Exhilarating at times, but ultimately empty and unsatisfying, the film apparently suffers from serious gaps of logic. What starts out as an intelligent exercise surrenders to a pretentious, formulaic nonsense, with a climatic chase scene far from exciting because there’s nothing new there. It rips off so many great casino films while systematically ruining a fantastic true story by dumping it down into a story that was made for children. There’s nothing worth caring about flavorless Ben or his lugubrious romance with Jill. The supporting characters are all cardboard cutouts and Spacey chews up half the state of Nevada in his role as the racketeer/academician. The obligatory twist ending looks like it has been telegraphed from miles away.

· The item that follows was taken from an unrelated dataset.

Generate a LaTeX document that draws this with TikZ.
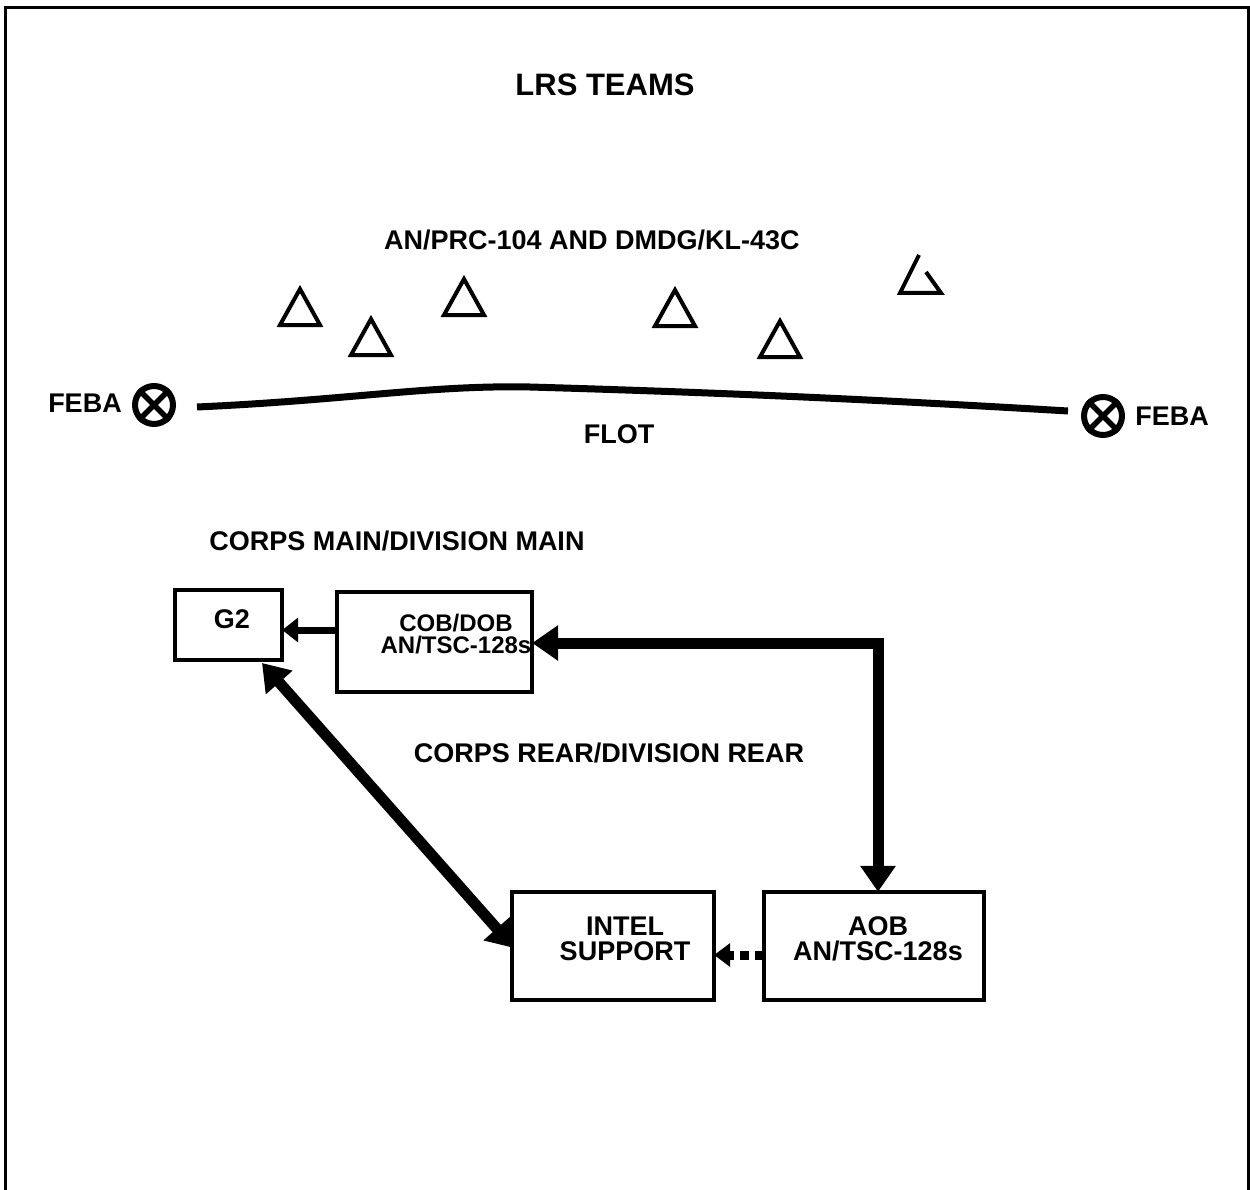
\documentclass[tikz,border=0pt]{standalone}
\usepackage{fontspec}
\setmainfont{Liberation Sans}
\usetikzlibrary{arrows.meta}
\begin{document}
\begin{tikzpicture}[x=1pt,y=-1pt,
  lbl/.style={font=\fontsize{27}{29}\selectfont\bfseries, inner sep=0pt},
  boxlbl/.style={font=\fontsize{27}{25}\selectfont\bfseries, align=center, inner sep=0pt},
  blk/.style={draw, line width=3.5pt},
  tri/.style={line width=4pt, line join=miter},
  thick arrow/.style={line width=11pt, -{Triangle[length=26pt,width=34pt]}},
  thick darrow/.style={line width=11pt, {Triangle[length=26pt,width=34pt]}-{Triangle[length=26pt,width=34pt]}},
  mid arrow/.style={line width=7pt, -{Triangle[length=16pt,width=24pt]}},
  feba/.style={circle, draw, line width=6pt, minimum size=38pt, inner sep=0pt}
]
\useasboundingbox (0,0) rectangle (1250,1190);
% frame
\draw[line width=3pt] (5,1190) -- (5,8) -- (1248,8) -- (1248,1190);

% title texts
\node[lbl, font=\fontsize{31}{33}\selectfont\bfseries] (title) at (605,85) {LRS TEAMS};
\node[lbl] (radio) at (592,240) {AN/PRC-104 AND DMDG/KL-43C};

% triangles
\foreach \n/\cx/\cy in {t1/300/308, t2/371/338, t3/464/298, t4/675/309, t5/780/340}{
  \draw[tri] (\cx,\cy-19) -- (\cx+20,\cy+17) -- (\cx-20,\cy+17) -- cycle;
}
% broken triangle
\draw[tri] (926,272) -- (941,293) -- (900,293) -- (919,255);

% FEBA / FLOT
\node[lbl] (febaL) at (85,403) {FEBA};
\node[feba] (cL) at (154,405) {};
\draw[line width=5.5pt] (cL.45) -- (cL.225) (cL.135) -- (cL.315);
\node[feba] (cR) at (1103,416) {};
\draw[line width=5.5pt] (cR.45) -- (cR.225) (cR.135) -- (cR.315);
\node[lbl] (febaR) at (1172,416) {FEBA};
\coordinate (flotA) at (197,407);
\coordinate (flotB) at (1068,411);
\draw[line width=7pt] (flotA) .. controls (350,400) and (430,385) .. (530,387)
  .. controls (700,392) and (850,398) .. (flotB);
\node[lbl] (flot) at (619,434) {FLOT};

\node[lbl] (cmain) at (397,541) {CORPS MAIN/DIVISION MAIN};
\node[lbl] (crear) at (609,753) {CORPS REAR/DIVISION REAR};

% boxes
\draw[blk] (175,590) rectangle (282,660);
\node (g2) at (228.5,625) [minimum width=107pt, minimum height=70pt, inner sep=0pt] {};
\node[boxlbl] (g2t) at (232,619) {G2};

\draw[blk] (337,592) rectangle (532,692);
\node (cob) at (434.5,642) [minimum width=195pt, minimum height=100pt, inner sep=0pt] {};
\node[boxlbl, font=\fontsize{24}{22}\selectfont\bfseries] (cobt) at (456,634) {COB/DOB\\AN/TSC-128s};

\draw[blk] (512,892) rectangle (714,1000);
\node (intel) at (613,946) [minimum width=202pt, minimum height=108pt, inner sep=0pt] {};
\node[boxlbl] (intelt) at (625,939) {INTEL\\SUPPORT};

\draw[blk] (764,892) rectangle (984,1000);
\node (aob) at (874,946) [minimum width=220pt, minimum height=108pt, inner sep=0pt] {};
\node[boxlbl] (aobt) at (878,939) {AOB\\AN/TSC-128s};

% connectors
\draw[mid arrow] (cob.west |- 0,630) -- (g2.east |- 0,630);
\draw[thick darrow] (cob.east |- 0,643) -- (878,643) -- (aob.north -| 878,0);
\draw[thick darrow] (262,663) -- (514,948);
\draw[line width=9pt, dash pattern=on 9pt off 6pt] (aob.west |- 0,955) -- (730,955);
\draw[line width=0pt, -{Triangle[length=16pt,width=24pt]}, fill] (731,955) -- (intel.east |- 0,955);
\end{tikzpicture}
\end{document}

Shot with deeply saturated and high contrast colors, this schematic three-act rise-fall-and-redemption saga, as predicted, packs some teachable moments. The thrill of gambling is not really about winning, but it’s about chasing the high one gets from winning. It is also about the gilded embodiment of the American Dream.

By juxtaposing Ben's split personality, it reflects his partition in the two cities in which he spends his time. Boston is cold, snow-bound and austere, with the sort of dimly lit, blue-collar pubs, whereas Las Vegas is warm, licentious and aglow, with casinos brimming with noise and life.

While Spacey owns the spotlight when present on screen, it’s Ben Campbell that will linger in your mind after the credits have rolled. Ben's life experience is about comprehending addiction, because he tells that he is playing to earn the $300,000 for Harvard and then he's out. He, nevertheless, learns to love the life they live on the weekends, and it sucks him in. It's the age-old story of sin, how something good at first or something done wrong drags you in until you don't notice that you've lost yourself.



Though 21 is a tight and fun fantasy, unfolding with much flash, Ben's own lessons unfortunately don't occur until we've seen him go down the long, deceitful slope. And along the way, the easily corrupted hero has already been insinuated by Spacey's all-too-experienced Mephistopheles/teacher/mastermind.